Studio album by Ofra Haza
- Released: November 1984 (Israel) 1985 (Europe) 1986 (Germany) 1987 (US and Japan)
- Recorded: August–September 1984
- Genre: World; Mizrahi; pop;
- Length: 38:12
- Language: Hebrew, Arabic
- Label: Hed Arzi Globe Style Records Ausfahrt Shanachie Records
- Producer: Bezalel Aloni, Benny Nagari

Ofra Haza chronology
| Bayt Ham • A Place for Me (1984) | Yemenite Songs (1984) | Adamah • Earth (1985) |

Alternative Cover
- Fifty Gates of Wisdom

= Yemenite Songs =

Yemenite Songs (שירי תימן) is a 1984 album by Ofra Haza, in which the Israeli pop star interpreted traditional Yemeni Jewish songs with lyrics coming from the poetry of 16th century Rabbi Shalom Shabazi. The album was recorded with both traditional and modern musical instruments; wooden and metal percussion, Yemenite tin and tambala, strings, brass and woodwind as well as drum machines and synthesizers.
The songs are sung in the Hebrew language with a Yemenite accent and in Arabic.
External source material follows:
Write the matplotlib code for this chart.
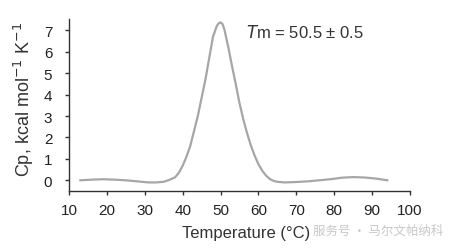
import numpy as np
import matplotlib
matplotlib.use("Agg")
import matplotlib.pyplot as plt

plt.rcParams['font.family'] = ['Liberation Sans', 'DejaVu Sans']

# DSC trace
temp = [13, 16, 19, 22, 25, 28, 31, 33, 35, 36.5, 38, 39, 40, 41, 42, 43, 44, 45, 46, 47, 48,
        49, 49.5, 50, 50.5, 51, 52, 53, 54, 55, 56, 57, 58, 59, 60, 61, 62, 63, 64, 65, 67, 70,
        73, 76, 79, 82, 85, 88, 91, 94]
cp = [0.0, 0.03, 0.05, 0.03, 0.0, -0.05, -0.1, -0.1, -0.07, 0.02, 0.14, 0.35, 0.68, 1.1, 1.6,
      2.3, 3.0, 3.85, 4.7, 5.7, 6.7, 7.2, 7.33, 7.37, 7.3, 7.05, 6.25, 5.35, 4.5, 3.6, 2.85,
      2.2, 1.62, 1.15, 0.75, 0.45, 0.22, 0.06, -0.03, -0.07, -0.1, -0.08,
      -0.05, 0.0, 0.05, 0.12, 0.15, 0.13, 0.08, 0.0]
xticks = [10, 20, 30, 40, 50, 60, 70, 80, 90, 100]
yticks = [0, 1, 2, 3, 4, 5, 6, 7]

fig = plt.figure(figsize=(4.51, 2.53), dpi=100)
ax = fig.add_axes([69/451, 1 - 192/253, (410 - 69)/451, (192 - 20)/253])

ax.plot(temp, cp, color='#a6a6a6', linewidth=1.6, solid_joinstyle='round')

ax.set_xlim(10, 100)
ax.set_ylim(-0.5, 7.53)
ax.set_xticks(xticks)
ax.set_yticks(yticks)
for s in ['top', 'right']:
    ax.spines[s].set_visible(False)
for s in ['left', 'bottom']:
    ax.spines[s].set_color('#333333')
    ax.spines[s].set_linewidth(1.0)
ax.tick_params(colors='#333333', labelsize=11, length=3, width=1.0, pad=6)
ax.tick_params(axis='y', pad=9)
for lab in ax.get_xticklabels() + ax.get_yticklabels():
    lab.set_color('#222222')

ax.set_xlabel('Temperature (°C)', fontsize=12, color='#333333')
ax.xaxis.set_label_coords(0.52, -0.2)
ax.set_ylabel('Cp, kcal mol$^{-1}$ K$^{-1}$', fontsize=13, color='#333333')
ax.yaxis.set_label_coords(-0.097, 0.54)

ax.text(0.52, 0.93, r'$T$m = 50.5 ± 0.5', transform=ax.transAxes, fontsize=12,
        color='#333333', va='center', ha='left')

# watermark
fig.text(0.693, 0.085, '服务号 · 马尔文帕纳科', fontsize=9, color='#c8c8c8',
         family=['Noto Sans CJK SC', 'DejaVu Sans'], va='center', ha='left')

fig.savefig('out.png', dpi=100)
In US, the album was released under the title Fifty Gates of Wisdom (Yemenite Songs), having a slightly different track order.

Professional ratings
Review scores
| Source | Rating |
| AllMusic | Star Half star |

== Composition ==

The opening song "Im Nin' Alu"'s a cappella intro would eventually become the starting point of Haza's international career as it was sampled by a number of European and American rap and dance acts like Eric B. & Rakim on their "Paid In Full" and M|A|R|R|S on "Pump Up the Volume" which led to Haza releasing a dance remix of her own recording in 1988 (subtitled Played In Full) which became a pop chart hit in many parts of the world. Remixes of both "Im Nin' Alu" and "Galbi" were included on the first international album Shaday.

==Track listing==
Side A:
1. "Im Nin'alu" (Shabazi) - 5:18
2. "Yachilvi Veyachali" (Shabazi) - 3:27
3. "A 'Salk" (Shabazi, Traditional) - 4:45
4. "Tzur Mentati"/"Se'i Yona"/"Sapri Tama" (Ben-Amram, Shabazi, Traditional) - 5:44

Side B:
1. "Galbi" (Amram, Shabazi) 4:14
2. "Ode Le-Eli" (Shabazi, Traditional) - 3:31
3. "Lefelach Harimon" (Shabazi, Traditional) 5:08
4. "Ayelet Chen" (Shabazi) - 6:30

==Personnel==
Credits adapted from the liner notes of Yemenite Songs.
- Ofra Haza - lead vocals
- Benny Nagari - arranger, conductor, music producer
- Lesli Lishinski, Marvin Feinshmit - bassoon
- Ilan School - clarinet, bass clarinet
- Eli Magen - double bass
- Iki Levy - drums, congas, metal and wooden percussion, timbales
- Abigail Erenheim, Benny Nagari - flute, piccolo
- Shlomo Shochat - French horn
- Meril Grinberg, Herman Openstein - oboe, English horn
- Chaim Gispan - percussion (Yemenite tin & tambala)
- Strings: Avraham Rosenblatt, Elchanan Bregman, Israel Berkowitch, Israela Wisser, Rima Kaminkowski, Yigal Tuneh, Yitzchak Markowetzki, Yuval Kaminkowski

==Production==

- Bezalel Aloni - record producer
- Benny Nagari - music producer/arranger
- Yoav Gera - Audio recording and mixing
- Recorded at Triton Studios, Tel Aviv between August and September 1984.